Directive: Exclude the pictures and return every line exactly as written.

Information supplied:
___

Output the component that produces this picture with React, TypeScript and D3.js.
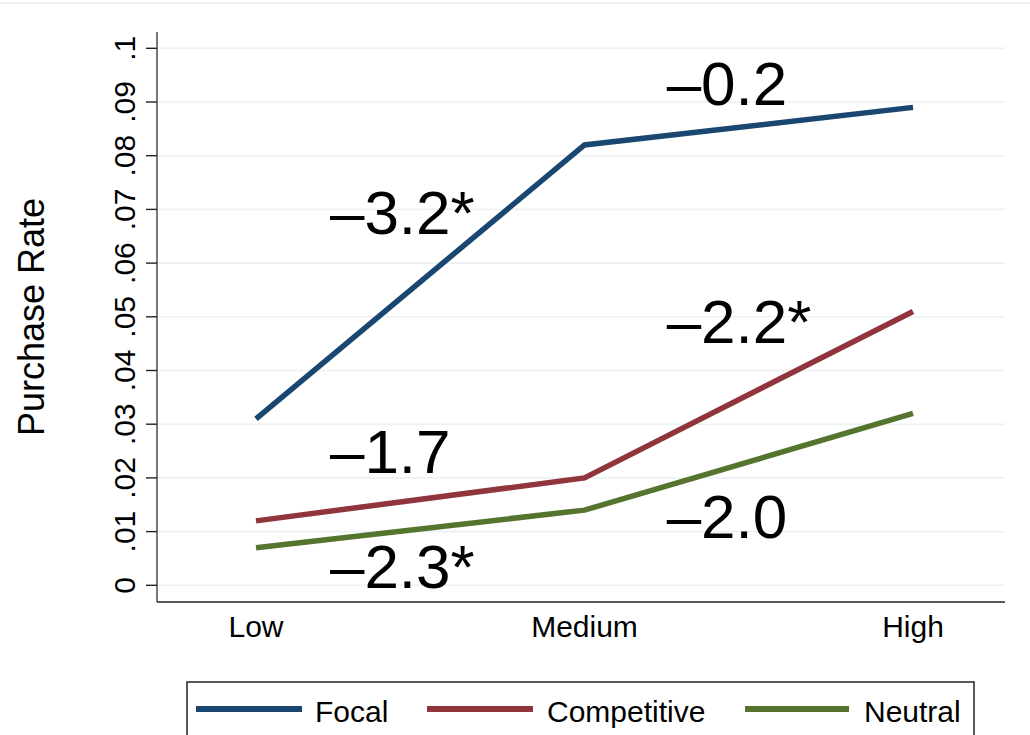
import React from "react";
import * as d3 from "d3";

const W = 1030;
const H = 735;

const categories = ["Low", "Medium", "High"];
const seriesNames = ["Focal", "Competitive", "Neutral"];
const focal = [0.031, 0.082, 0.089];
const competitive = [0.012, 0.02, 0.051];
const neutral = [0.007, 0.014, 0.032];
const colors = ["#1a476f", "#90353b", "#55752f"];
const yTicks = [0, 0.01, 0.02, 0.03, 0.04, 0.05, 0.06, 0.07, 0.08, 0.09, 0.1];
const yTickLabels = ["0", ".01", ".02", ".03", ".04", ".05", ".06", ".07", ".08", ".09", ".1"];

// annotation text, x in category-index units, y in data units (baseline)
const noteText = ["\u20133.2*", "\u20130.2", "\u20132.2*", "\u20131.7", "\u20132.0", "\u20132.3*"];
const noteX = [0.225, 1.25, 1.25, 0.225, 1.25, 0.225];
const noteY = [0.0654, 0.0894, 0.0451, 0.0209, 0.0088, -0.0005];

const FONT = "'Liberation Sans', Arial, Helvetica, sans-serif";

export default function App() {
  const x = d3.scalePoint<string>().domain(categories).range([256, 913]);
  const xi = d3.scaleLinear().domain([0, 2]).range([256, 913]);
  const y = d3.scaleLinear().domain([0, 0.1]).range([585.3, 48.3]);

  const left = 157;
  const right = 1005;
  const top = 32;
  const bottom = 602;

  const line = d3
    .line<number>()
    .x((_, i) => x(categories[i]) as number)
    .y((d) => y(d));

  const series = [focal, competitive, neutral];

  const legendLines = [
    [196, 302, 315],
    [427, 533, 547],
    [745, 849, 864],
  ];

  return (
    <svg
      width={W}
      height={H}
      style={{ position: "absolute", left: 0, top: 0, background: "#fff" }}
      fontFamily={FONT}
    >
      <rect x={0} y={0} width={W} height={H} fill="#fff" />
      <line x1={0} x2={W} y1={3} y2={3} stroke="#e6e9ea" strokeWidth={1.5} />

      {/* gridlines */}
      {yTicks.map((t) => (
        <line key={"g" + t} x1={left} x2={right} y1={y(t)} y2={y(t)} stroke="#eaf2f3" strokeWidth={1.6} />
      ))}

      {/* axes */}
      <line x1={left} x2={left} y1={top} y2={bottom} stroke="#555" strokeWidth={1.6} />
      <line x1={left} x2={right} y1={bottom} y2={bottom} stroke="#222" strokeWidth={1.6} />

      {yTicks.map((t, i) => (
        <g key={"t" + t}>
          <line x1={146} x2={left} y1={y(t)} y2={y(t)} stroke="#222" strokeWidth={1.4} />
          <text
            transform={`translate(135,${y(t)}) rotate(-90)`}
            textAnchor="middle"
            fontSize={30}
            fill="#000"
          >
            {yTickLabels[i]}
          </text>
        </g>
      ))}

      <text
        transform={`translate(44,${(top + bottom) / 2}) rotate(-90)`}
        textAnchor="middle"
        fontSize={36}
        fill="#000"
      >
        Purchase Rate
      </text>

      {categories.map((c) => (
        <text key={c} x={x(c)} y={637} textAnchor="middle" fontSize={30} fill="#000">
          {c}
        </text>
      ))}

      {/* series lines */}
      {series.map((s, i) => (
        <path key={seriesNames[i]} d={line(s) || ""} fill="none" stroke={colors[i]} strokeWidth={5.5} />
      ))}

      {/* annotations */}
      {noteText.map((t, i) => (
        <text key={"n" + i} x={xi(noteX[i])} y={y(noteY[i])} fontSize={62} fill="#000">
          {t}
        </text>
      ))}

      {/* legend */}
      <rect x={187} y={682} width={787} height={80} fill="#fff" stroke="#222" strokeWidth={1.5} />
      {seriesNames.map((n, i) => (
        <g key={"l" + n}>
          <line
            x1={legendLines[i][0]}
            x2={legendLines[i][1]}
            y1={709}
            y2={709}
            stroke={colors[i]}
            strokeWidth={6}
          />
          <text x={legendLines[i][2]} y={722} fontSize={30} fill="#000">
            {n}
          </text>
        </g>
      ))}
    </svg>
  );
}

___

Answer to the problem:
Output the component that produces this picture with React, TypeScript and D3.js.
import React from "react";
import * as d3 from "d3";

const W = 1030;
const H = 735;

const categories = ["Low", "Medium", "High"];
const seriesNames = ["Focal", "Competitive", "Neutral"];
const focal = [0.031, 0.082, 0.089];
const competitive = [0.012, 0.02, 0.051];
const neutral = [0.007, 0.014, 0.032];
const colors = ["#1a476f", "#90353b", "#55752f"];
const yTicks = [0, 0.01, 0.02, 0.03, 0.04, 0.05, 0.06, 0.07, 0.08, 0.09, 0.1];
const yTickLabels = ["0", ".01", ".02", ".03", ".04", ".05", ".06", ".07", ".08", ".09", ".1"];

// annotation text, x in category-index units, y in data units (baseline)
const noteText = ["\u20133.2*", "\u20130.2", "\u20132.2*", "\u20131.7", "\u20132.0", "\u20132.3*"];
const noteX = [0.225, 1.25, 1.25, 0.225, 1.25, 0.225];
const noteY = [0.0654, 0.0894, 0.0451, 0.0209, 0.0088, -0.0005];

const FONT = "'Liberation Sans', Arial, Helvetica, sans-serif";

export default function App() {
  const x = d3.scalePoint<string>().domain(categories).range([256, 913]);
  const xi = d3.scaleLinear().domain([0, 2]).range([256, 913]);
  const y = d3.scaleLinear().domain([0, 0.1]).range([585.3, 48.3]);

  const left = 157;
  const right = 1005;
  const top = 32;
  const bottom = 602;

  const line = d3
    .line<number>()
    .x((_, i) => x(categories[i]) as number)
    .y((d) => y(d));

  const series = [focal, competitive, neutral];

  const legendLines = [
    [196, 302, 315],
    [427, 533, 547],
    [745, 849, 864],
  ];

  return (
    <svg
      width={W}
      height={H}
      style={{ position: "absolute", left: 0, top: 0, background: "#fff" }}
      fontFamily={FONT}
    >
      <rect x={0} y={0} width={W} height={H} fill="#fff" />
      <line x1={0} x2={W} y1={3} y2={3} stroke="#e6e9ea" strokeWidth={1.5} />

      {/* gridlines */}
      {yTicks.map((t) => (
        <line key={"g" + t} x1={left} x2={right} y1={y(t)} y2={y(t)} stroke="#eaf2f3" strokeWidth={1.6} />
      ))}

      {/* axes */}
      <line x1={left} x2={left} y1={top} y2={bottom} stroke="#555" strokeWidth={1.6} />
      <line x1={left} x2={right} y1={bottom} y2={bottom} stroke="#222" strokeWidth={1.6} />

      {yTicks.map((t, i) => (
        <g key={"t" + t}>
          <line x1={146} x2={left} y1={y(t)} y2={y(t)} stroke="#222" strokeWidth={1.4} />
          <text
            transform={`translate(135,${y(t)}) rotate(-90)`}
            textAnchor="middle"
            fontSize={30}
            fill="#000"
          >
            {yTickLabels[i]}
          </text>
        </g>
      ))}

      <text
        transform={`translate(44,${(top + bottom) / 2}) rotate(-90)`}
        textAnchor="middle"
        fontSize={36}
        fill="#000"
      >
        Purchase Rate
      </text>

      {categories.map((c) => (
        <text key={c} x={x(c)} y={637} textAnchor="middle" fontSize={30} fill="#000">
          {c}
        </text>
      ))}

      {/* series lines */}
      {series.map((s, i) => (
        <path key={seriesNames[i]} d={line(s) || ""} fill="none" stroke={colors[i]} strokeWidth={5.5} />
      ))}

      {/* annotations */}
      {noteText.map((t, i) => (
        <text key={"n" + i} x={xi(noteX[i])} y={y(noteY[i])} fontSize={62} fill="#000">
          {t}
        </text>
      ))}

      {/* legend */}
      <rect x={187} y={682} width={787} height={80} fill="#fff" stroke="#222" strokeWidth={1.5} />
      {seriesNames.map((n, i) => (
        <g key={"l" + n}>
          <line
            x1={legendLines[i][0]}
            x2={legendLines[i][1]}
            y1={709}
            y2={709}
            stroke={colors[i]}
            strokeWidth={6}
          />
          <text x={legendLines[i][2]} y={722} fontSize={30} fill="#000">
            {n}
          </text>
        </g>
      ))}
    </svg>
  );
}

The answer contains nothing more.